How cities speak
“There is an unfortunate tendency to assume that civil discourse has occurred whenever two or more people are nice to each other, say something, and don’t get into an argument. That is misleading on all three counts.
Civil discourse is city speech, implying, as Richard Luecke has suggested many times, that it is not only how we speak in cities but also how cities speak.
City speech is not simply or uniformly nice; on the contrary, it is often confrontational and rough. A place in which speech was simply and uniformly nice would be homogeneous and have nothing but smooth edges. I am aware that this may well be what Aristotle had in mind when he described the city in terms of friendship and excluded those who were not ‘beautiful’ (not to mention those who did not speak Greek) from full participation. But, as Martha Nussbaum has pointed out, Aristotle truncated his own city at this point and (unfortunately) did not allow himself to be carried away by his method. That method is certainly capable of carrying us to a city with a more inclusive aesthetic. Beauty is defined not by excluding those who do not fit within existing boundaries but by crossing boundaries to acknowledge the fittingness of diversity encountered in the city.
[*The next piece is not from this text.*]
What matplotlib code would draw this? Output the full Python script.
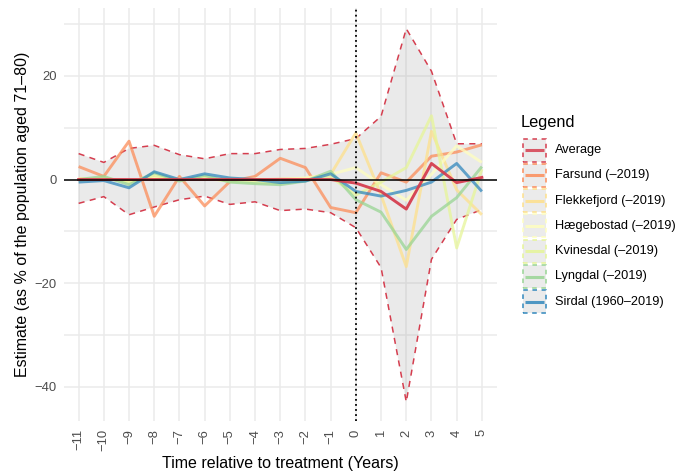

Crossing boundaries involves confrontation and is rarely smooth. But that it is part of city speech means that civil discourse has not occurred if boundaries have not been crossed.
Nor is city speech simply a matter of saying something. If it does not also ensure space and time in which to say nothing, the listening essential to discourse becomes impossible. In terms of boundary crossing, this means that civil discourse has not occurred if boundaries that define spaces of sound and spaces of silence have not been recognized and honored. Both sound and silence are crucial if the city is not simply to degenerate into a place of violence.
Finally, and most emphatically, city speech does not avoid argument. In fact, the rhythm of crossing, recognizing, and honoring boundaries is descriptive of the discipline of argument. (Remember the formulation at the beginning of this essay: liberal arts are concerned with discovery, appreciation, orientation, and application - redefined here in terms of crossing, recognizing, and honoring boundaries.) Where there is no argument, there is no civil discourse, and there is no city. Such a place is likely to be defined in one of three ways: either it is surrounded by an essentially impermeable boundary that excludes difference; or it is marked by violent struggle for control of turf; or (most likely) it is a mixture of both, with enforced homogeneity near the center of power and violent struggle for control of turf on the fringes.”